## [GOAL]
Extract the text of each entry below exactly, leaving every image behind.

## [RAW RECORDS]
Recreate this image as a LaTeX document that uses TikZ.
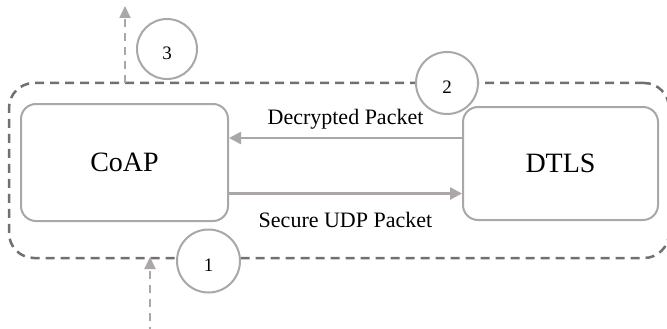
\documentclass[tikz,border=0pt]{standalone}
\usepackage{fontspec}
\setmainfont{Liberation Serif}
\usetikzlibrary{arrows.meta}
\definecolor{framegray}{HTML}{707070}
\definecolor{boxgray}{HTML}{A8A8A8}
\definecolor{arrgray}{HTML}{ABA7A7}
\tikzset{
  x=1pt, y=-1pt,
  block/.style={draw=boxgray, line width=2pt, rounded corners=15pt, fill=white, inner sep=0pt,
                font=\fontsize{28}{32}\selectfont},
  num/.style={draw=boxgray, line width=2pt, circle, fill=white, minimum size=60pt, inner sep=0pt},
  numtext/.style={font=\fontsize{19}{22}\selectfont},
  flow/.style={draw=arrgray, line width=2.5pt, -{Triangle[length=12pt,width=12pt]}},
  ioarrow/.style={draw=arrgray, line width=2pt, dash pattern=on 8pt off 6pt, -{Triangle[length=12pt,width=11pt]}},
  lbl/.style={font=\fontsize{22}{25}\selectfont},
}
\begin{document}
\begin{tikzpicture}
\useasboundingbox (0,0) rectangle (667,329);
\clip (0,0) rectangle (667,329);
\fill[white] (0,0) rectangle (667,329);
% outer dashed frame
\node[draw=framegray, line width=2.5pt, dash pattern=on 9pt off 6pt, rounded corners=25pt,
      minimum width=660pt, minimum height=175pt, inner sep=0pt] (frame) at (339,170.5) {};
% blocks
\node[block, minimum width=207pt, minimum height=117pt] (coap) at (124.5,162.5) {CoAP};
\node[block, minimum width=195pt, minimum height=113pt] (dtls) at (560.5,163.5) {DTLS};
% flows
\draw[flow] ([yshift=25.5pt]dtls.west) -- ([yshift=25.5pt]dtls.west -| coap.east)
  node[lbl, midway, above=4pt] (declbl) {Decrypted Packet};
\draw[flow] ([yshift=-31pt]coap.east) -- ([yshift=-31pt]coap.east -| dtls.west)
  node[lbl, midway, below=14pt] (seclbl) {Secure UDP Packet};
% in/out dashed arrows
\coordinate (outstart) at (125,83);
\coordinate (outend) at (125,6);
\coordinate (instart) at (150,335);
\coordinate (inend) at (150,257);
\draw[ioarrow] (outstart) -- (outend);
\draw[ioarrow] (instart) -- (inend);
% numbered circles
\node[num] (c3) at (167,49) {};
\node[numtext] (t3) at (167,53) {3};
\node[num, minimum size=62pt] (c2) at (447,83) {};
\node[numtext] (t2) at (447,87) {2};
\node[num, minimum size=63pt] (c1) at (208.5,261) {};
\node[numtext] (t1) at (208.5,265) {1};
\end{tikzpicture}
\end{document}
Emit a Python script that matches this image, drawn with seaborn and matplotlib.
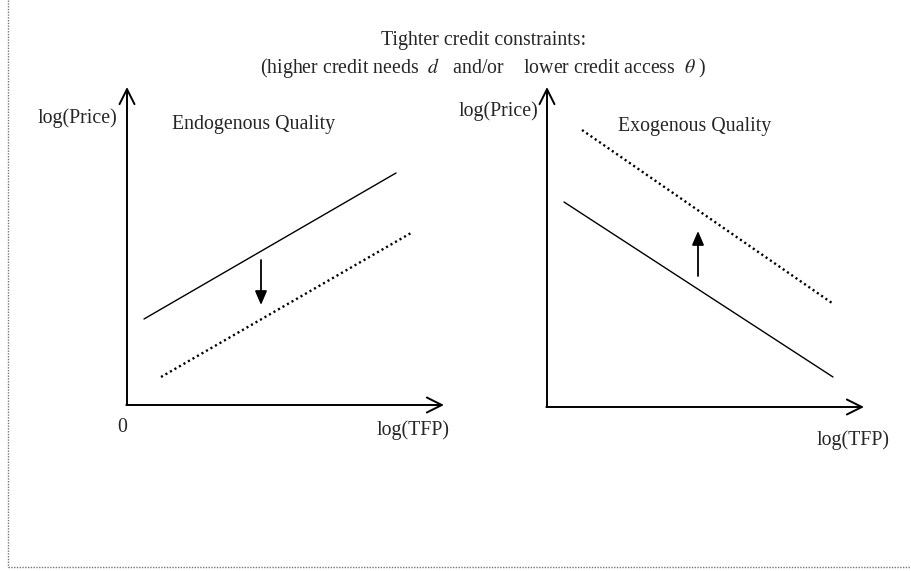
import matplotlib
matplotlib.use("Agg")
import matplotlib.pyplot as plt
import seaborn as sns

sns.set_theme(style="white")
plt.rcParams["font.family"] = ["Liberation Serif", "DejaVu Serif"]
plt.rcParams["mathtext.fontset"] = "stix"

# schematic data, in figure pixel units (912 x 571, y grows downward)
endo_solid_x = [144, 396]
endo_solid_y = [319, 173]
endo_dotted_x = [161, 411]
endo_dotted_y = [377, 233]
exo_solid_x = [564, 833]
exo_solid_y = [202, 377]
exo_dotted_x = [582, 832]
exo_dotted_y = [130, 303]

# axis origins and ends for the two panels
left_origin = (127, 405)
left_top = 87
left_right = 444
right_origin = (547, 407)
right_top = 87
right_right = 864

# shift arrows (x, start y, end y)
endo_shift = (261, 260, 305)
exo_shift = (698, 276, 231)

fig = plt.figure(figsize=(9.12, 5.71), dpi=100)
ax = fig.add_axes([0, 0, 1, 1])
ax.set_xlim(0, 912)
ax.set_ylim(571, 0)
ax.axis("off")

# dotted frame (left and bottom)
ax.plot([8, 8], [0, 567], color="#777777", lw=1.0, ls=(0, (1, 1)))
ax.plot([8, 912], [567, 567], color="#777777", lw=1.0, ls=(0, (1, 1)))

axis_kw = dict(arrowstyle="->,head_length=0.9,head_width=0.45", lw=1.4, color="black",
               shrinkA=0, shrinkB=0)
for (ox, oy), top, right in [(left_origin, left_top, left_right),
                             (right_origin, right_top, right_right)]:
    ax.annotate("", xy=(ox, top), xytext=(ox, oy), arrowprops=axis_kw)
    ax.annotate("", xy=(right, oy), xytext=(ox - 0.7, oy), arrowprops=axis_kw)

sns.lineplot(x=endo_solid_x, y=endo_solid_y, ax=ax, color="black", lw=1.0)
sns.lineplot(x=exo_solid_x, y=exo_solid_y, ax=ax, color="black", lw=1.0)
sns.lineplot(x=endo_dotted_x, y=endo_dotted_y, ax=ax, color="black", lw=1.7,
             linestyle=(0, (0.9, 1.3)))
sns.lineplot(x=exo_dotted_x, y=exo_dotted_y, ax=ax, color="black", lw=1.7,
             linestyle=(0, (0.9, 1.3)))

shift_kw = dict(arrowstyle="-|>,head_length=0.7,head_width=0.3", lw=1.3,
                color="black", shrinkA=0, shrinkB=0)
for sx, y0, y1 in [endo_shift, exo_shift]:
    ax.annotate("", xy=(sx, y1), xytext=(sx, y0), arrowprops=shift_kw)

fs = 14.3
ax.text(484, 40, "Tighter credit constraints:", ha="center", va="center", fontsize=fs)
ax.text(483, 68, r"(higher credit needs  $d$   and/or    lower credit access  $\theta$ )",
        ha="center", va="center", fontsize=fs)

ax.text(77, 118, "log(Price)", ha="center", va="center", fontsize=fs)
ax.text(254, 125, "Endogenous Quality", ha="center", va="center", fontsize=fs)
ax.text(122, 428, "0", ha="center", va="center", fontsize=fs)
ax.text(413, 430, "log(TFP)", ha="center", va="center", fontsize=fs)

ax.text(498, 111, "log(Price)", ha="center", va="center", fontsize=fs)
ax.text(695, 126, "Exogenous Quality", ha="center", va="center", fontsize=fs)
ax.text(853, 440, "log(TFP)", ha="center", va="center", fontsize=fs)

fig.savefig("out.png", dpi=100, facecolor="white")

## [OUTPUT BELOW]
Recreate this image as a LaTeX document that uses TikZ.
\documentclass[tikz,border=0pt]{standalone}
\usepackage{fontspec}
\setmainfont{Liberation Serif}
\usetikzlibrary{arrows.meta}
\definecolor{framegray}{HTML}{707070}
\definecolor{boxgray}{HTML}{A8A8A8}
\definecolor{arrgray}{HTML}{ABA7A7}
\tikzset{
  x=1pt, y=-1pt,
  block/.style={draw=boxgray, line width=2pt, rounded corners=15pt, fill=white, inner sep=0pt,
                font=\fontsize{28}{32}\selectfont},
  num/.style={draw=boxgray, line width=2pt, circle, fill=white, minimum size=60pt, inner sep=0pt},
  numtext/.style={font=\fontsize{19}{22}\selectfont},
  flow/.style={draw=arrgray, line width=2.5pt, -{Triangle[length=12pt,width=12pt]}},
  ioarrow/.style={draw=arrgray, line width=2pt, dash pattern=on 8pt off 6pt, -{Triangle[length=12pt,width=11pt]}},
  lbl/.style={font=\fontsize{22}{25}\selectfont},
}
\begin{document}
\begin{tikzpicture}
\useasboundingbox (0,0) rectangle (667,329);
\clip (0,0) rectangle (667,329);
\fill[white] (0,0) rectangle (667,329);
% outer dashed frame
\node[draw=framegray, line width=2.5pt, dash pattern=on 9pt off 6pt, rounded corners=25pt,
      minimum width=660pt, minimum height=175pt, inner sep=0pt] (frame) at (339,170.5) {};
% blocks
\node[block, minimum width=207pt, minimum height=117pt] (coap) at (124.5,162.5) {CoAP};
\node[block, minimum width=195pt, minimum height=113pt] (dtls) at (560.5,163.5) {DTLS};
% flows
\draw[flow] ([yshift=25.5pt]dtls.west) -- ([yshift=25.5pt]dtls.west -| coap.east)
  node[lbl, midway, above=4pt] (declbl) {Decrypted Packet};
\draw[flow] ([yshift=-31pt]coap.east) -- ([yshift=-31pt]coap.east -| dtls.west)
  node[lbl, midway, below=14pt] (seclbl) {Secure UDP Packet};
% in/out dashed arrows
\coordinate (outstart) at (125,83);
\coordinate (outend) at (125,6);
\coordinate (instart) at (150,335);
\coordinate (inend) at (150,257);
\draw[ioarrow] (outstart) -- (outend);
\draw[ioarrow] (instart) -- (inend);
% numbered circles
\node[num] (c3) at (167,49) {};
\node[numtext] (t3) at (167,53) {3};
\node[num, minimum size=62pt] (c2) at (447,83) {};
\node[numtext] (t2) at (447,87) {2};
\node[num, minimum size=63pt] (c1) at (208.5,261) {};
\node[numtext] (t1) at (208.5,265) {1};
\end{tikzpicture}
\end{document}
Emit a Python script that matches this image, drawn with seaborn and matplotlib.
import matplotlib
matplotlib.use("Agg")
import matplotlib.pyplot as plt
import seaborn as sns

sns.set_theme(style="white")
plt.rcParams["font.family"] = ["Liberation Serif", "DejaVu Serif"]
plt.rcParams["mathtext.fontset"] = "stix"

# schematic data, in figure pixel units (912 x 571, y grows downward)
endo_solid_x = [144, 396]
endo_solid_y = [319, 173]
endo_dotted_x = [161, 411]
endo_dotted_y = [377, 233]
exo_solid_x = [564, 833]
exo_solid_y = [202, 377]
exo_dotted_x = [582, 832]
exo_dotted_y = [130, 303]

# axis origins and ends for the two panels
left_origin = (127, 405)
left_top = 87
left_right = 444
right_origin = (547, 407)
right_top = 87
right_right = 864

# shift arrows (x, start y, end y)
endo_shift = (261, 260, 305)
exo_shift = (698, 276, 231)

fig = plt.figure(figsize=(9.12, 5.71), dpi=100)
ax = fig.add_axes([0, 0, 1, 1])
ax.set_xlim(0, 912)
ax.set_ylim(571, 0)
ax.axis("off")

# dotted frame (left and bottom)
ax.plot([8, 8], [0, 567], color="#777777", lw=1.0, ls=(0, (1, 1)))
ax.plot([8, 912], [567, 567], color="#777777", lw=1.0, ls=(0, (1, 1)))

axis_kw = dict(arrowstyle="->,head_length=0.9,head_width=0.45", lw=1.4, color="black",
               shrinkA=0, shrinkB=0)
for (ox, oy), top, right in [(left_origin, left_top, left_right),
                             (right_origin, right_top, right_right)]:
    ax.annotate("", xy=(ox, top), xytext=(ox, oy), arrowprops=axis_kw)
    ax.annotate("", xy=(right, oy), xytext=(ox - 0.7, oy), arrowprops=axis_kw)

sns.lineplot(x=endo_solid_x, y=endo_solid_y, ax=ax, color="black", lw=1.0)
sns.lineplot(x=exo_solid_x, y=exo_solid_y, ax=ax, color="black", lw=1.0)
sns.lineplot(x=endo_dotted_x, y=endo_dotted_y, ax=ax, color="black", lw=1.7,
             linestyle=(0, (0.9, 1.3)))
sns.lineplot(x=exo_dotted_x, y=exo_dotted_y, ax=ax, color="black", lw=1.7,
             linestyle=(0, (0.9, 1.3)))

shift_kw = dict(arrowstyle="-|>,head_length=0.7,head_width=0.3", lw=1.3,
                color="black", shrinkA=0, shrinkB=0)
for sx, y0, y1 in [endo_shift, exo_shift]:
    ax.annotate("", xy=(sx, y1), xytext=(sx, y0), arrowprops=shift_kw)

fs = 14.3
ax.text(484, 40, "Tighter credit constraints:", ha="center", va="center", fontsize=fs)
ax.text(483, 68, r"(higher credit needs  $d$   and/or    lower credit access  $\theta$ )",
        ha="center", va="center", fontsize=fs)

ax.text(77, 118, "log(Price)", ha="center", va="center", fontsize=fs)
ax.text(254, 125, "Endogenous Quality", ha="center", va="center", fontsize=fs)
ax.text(122, 428, "0", ha="center", va="center", fontsize=fs)
ax.text(413, 430, "log(TFP)", ha="center", va="center", fontsize=fs)

ax.text(498, 111, "log(Price)", ha="center", va="center", fontsize=fs)
ax.text(695, 126, "Exogenous Quality", ha="center", va="center", fontsize=fs)
ax.text(853, 440, "log(TFP)", ha="center", va="center", fontsize=fs)

fig.savefig("out.png", dpi=100, facecolor="white")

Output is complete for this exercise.